But this now sadly has become like so many of these similar sorts of debates. Find an issue, bang on about the issue, do surveys on the issue, keep doing surveys on the issue, keep banging on about the issue, with the grand hope that you wear people down enough to acquiesce, and enact a bit of law, tariff, subsidy, or tax.
Or in this case, a quota.
It is a sign of our times. Issues are everything, "virtue signalling" is the phrase of the age. Putting things right is what we live for. Except, with so many of these issues we also have a reality clash; a logic clash.
What they want is laudable.

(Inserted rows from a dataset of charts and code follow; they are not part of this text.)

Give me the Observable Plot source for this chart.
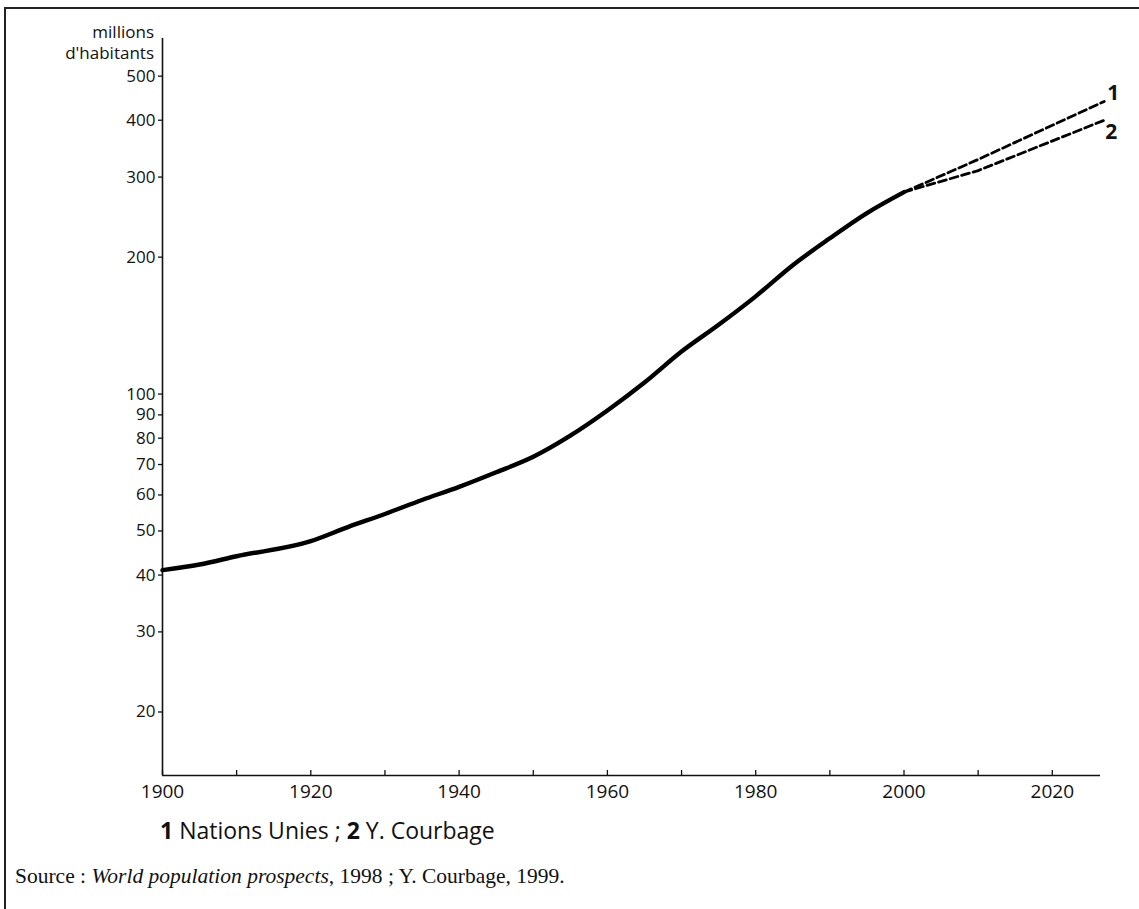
<!DOCTYPE html>
<html>
<head>
<meta charset="utf-8">
<script src="https://cdn.jsdelivr.net/npm/d3@7"></script>
<script src="https://cdn.jsdelivr.net/npm/@observablehq/plot@0.6"></script>
<style>
  html, body { margin: 0; padding: 0; background: #fff; }
  #page { position: relative; width: 1139px; height: 909px; overflow: hidden; font-family: "Open Sans", "Noto Sans", sans-serif; color: #111; }
  #frame { position: absolute; left: 4px; top: 7px; width: 1200px; height: 1000px; border-top: 2px solid #222; border-left: 2px solid #222; }
  #chart { position: absolute; left: 0; top: 0; }
  #ylabel { position: absolute; left: 0; top: 21px; width: 154px; text-align: right; font-size: 17px; line-height: 21px; }
  #legend { position: absolute; left: 160px; top: 815px; font-size: 23px; line-height: 30px; }
  #source { position: absolute; left: 15px; top: 863px; font-family: "Liberation Serif", "DejaVu Serif", serif; font-size: 21.5px; line-height: 26px; }
</style>
</head>
<body>
<div id="page">
  <div id="frame"></div>
  <div id="chart"></div>
  <div id="ylabel">millions<br>d'habitants</div>
  <div id="legend"><b>1</b> Nations Unies ; <b>2</b> Y. Courbage</div>
  <div id="source">Source : <i>World population prospects</i>, 1998 ; Y. Courbage, 1999.</div>
</div>
<script>
// Observed population (millions)
const years = [1900, 1905, 1910, 1920, 1925, 1930, 1935, 1940, 1945, 1950, 1955, 1960, 1965, 1970, 1975, 1980, 1985, 1990, 1995, 2000];
const population = [41, 42.2, 44, 47.5, 51, 54.5, 58.5, 62.5, 67.3, 72.8, 81, 92, 106, 124, 142, 164, 192, 220, 250, 278];

// Projections
const projYears = [2000, 2010, 2027];
const projUN = [278, 328, 440];        // 1 Nations Unies
const projCourbage = [278, 310, 400];  // 2 Y. Courbage

const xTickLabels = [1900, 1920, 1940, 1960, 1980, 2000, 2020];
const xTickMarks = [1900, 1910, 1920, 1930, 1940, 1950, 1960, 1970, 1980, 1990, 2000, 2010, 2020];
const yTickLabels = [20, 30, 40, 50, 60, 70, 80, 90, 100, 200, 300, 400, 500];

const observed = years.map((x, i) => ({x, y: population[i]}));
const p1 = projYears.map((x, i) => ({x, y: projUN[i]}));
const p2 = projYears.map((x, i) => ({x, y: projCourbage[i]}));

const xMin = 1900, xMax = 2026.5, yMin = 14.5, yMax = 605;
const font = '"Open Sans", "Noto Sans", sans-serif';

const chart = Plot.plot({
  width: 1139,
  height: 805,
  marginLeft: 162,
  marginRight: 39,
  marginTop: 38,
  marginBottom: 30,
  style: {fontFamily: font, fontSize: "18px", color: "#111", background: "transparent"},
  x: {domain: [xMin, xMax]},
  y: {type: "log", domain: [yMin, yMax]},
  marks: [
    Plot.axisY({ticks: yTickLabels, tickSize: 4, tickFormat: () => "", label: null, strokeWidth: 1.3}),
    Plot.text(yTickLabels, {x: xMin, y: d => d, text: d => String(d), dx: -7, textAnchor: "end", fontSize: 17, fill: "#111"}),
    Plot.axisX({ticks: xTickMarks, tickSize: -5, tickFormat: () => "", label: null, strokeWidth: 1.3}),
    Plot.axisX({ticks: xTickLabels, tickSize: 0, tickPadding: 9, tickFormat: d => String(d), fontSize: 19, label: null}),
    Plot.ruleX([xMin], {stroke: "#111", strokeWidth: 1.6}),
    Plot.ruleY([yMin], {stroke: "#111", strokeWidth: 1.6}),
    Plot.line(observed, {x: "x", y: "y", stroke: "#000", strokeWidth: 4.4, curve: "monotone-x"}),
    Plot.line(p1, {x: "x", y: "y", stroke: "#000", strokeWidth: 2.8, strokeDasharray: "8,4", clip: false}),
    Plot.line(p2, {x: "x", y: "y", stroke: "#000", strokeWidth: 2.8, strokeDasharray: "8,4", clip: false}),
    Plot.text([p1[p1.length - 1]], {x: "x", y: "y", text: () => "1", dx: 9, dy: -8, fontWeight: "bold", fontSize: 21, textAnchor: "middle"}),
    Plot.text([p2[p2.length - 1]], {x: "x", y: "y", text: () => "2", dx: 7, dy: 12, fontWeight: "bold", fontSize: 21, textAnchor: "middle"})
  ]
});
document.getElementById("chart").appendChild(chart);
</script>
</body>
</html>
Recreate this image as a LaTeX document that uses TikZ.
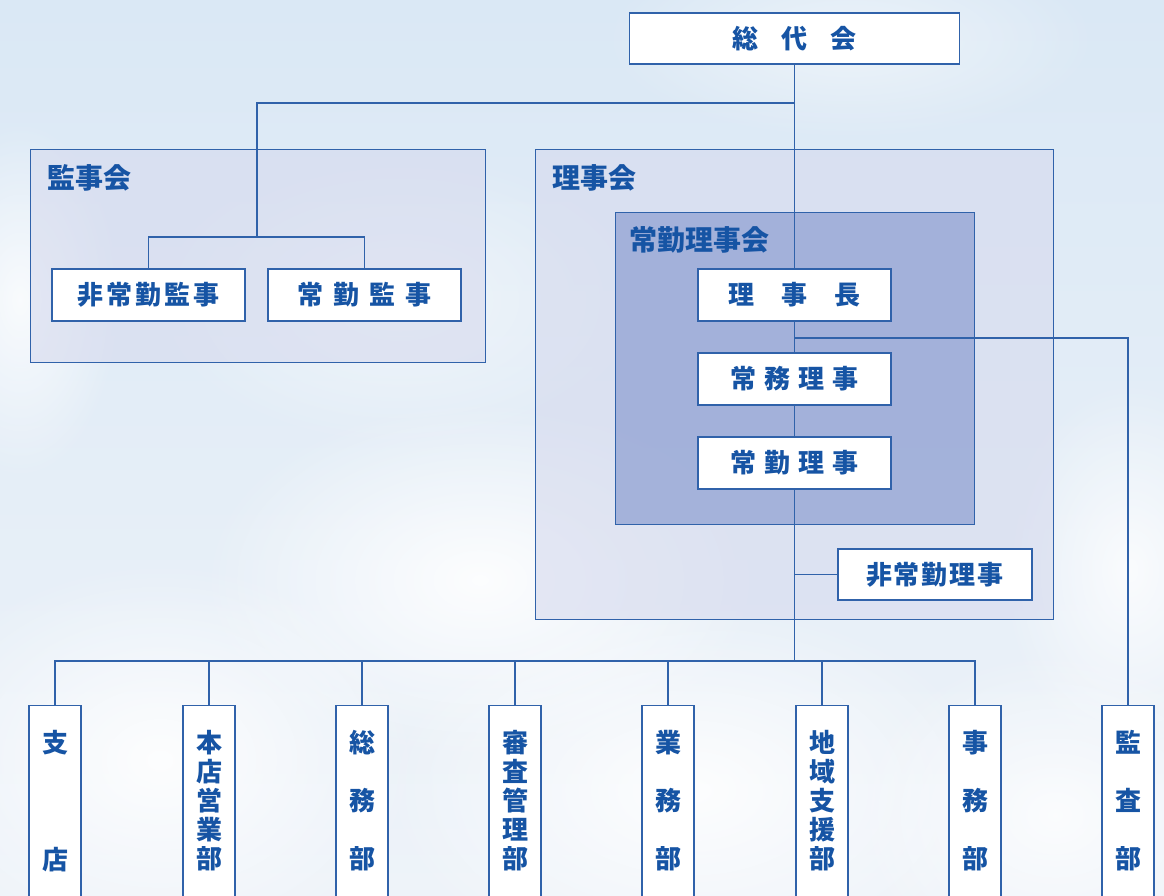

How they want to get it, though, makes no sense.
In a country full of women at the highest levels of anything, and anywhere you want to look, the evidence suggests the exact opposite of what they're trying to argue.
Women can do anything. And they do.
So we are left, as far as I can work out, with two inescapable conclusions.
Either women at executive and board level are not represented in vast numbers because they are being deliberately and overtly held back by a sexist misogynist regime of presumably men who are determined to block their progress. Or, they're not actually wanting to do that sort of work at all.
If it's the latter, I have sympathy. I don't want to do that sort of work. Not everyone wants to be the boss.
The researchers and activists have decided that success is measured in terms of work place elevation, and that's a mistake. Because, for many, it isn't. Being on a board isn't an automatic thrill. Not everyone wants to be a CEO and, because they don't, they don't apply.
Some people are mixing up the mathematical assumption that, just because you work, you must then want to go on and be the boss.
If you can get your head around the fact that's not true, that explains your 65/35 split.
It's not sexism, it's choice. If only a handful apply, only a handful get picked, thus meaning the quota some so desperately want goes against every rule of common sense and basic business: virtue beats talent, artificiality beats skill.
Women are way too smart to fall for that nonsense.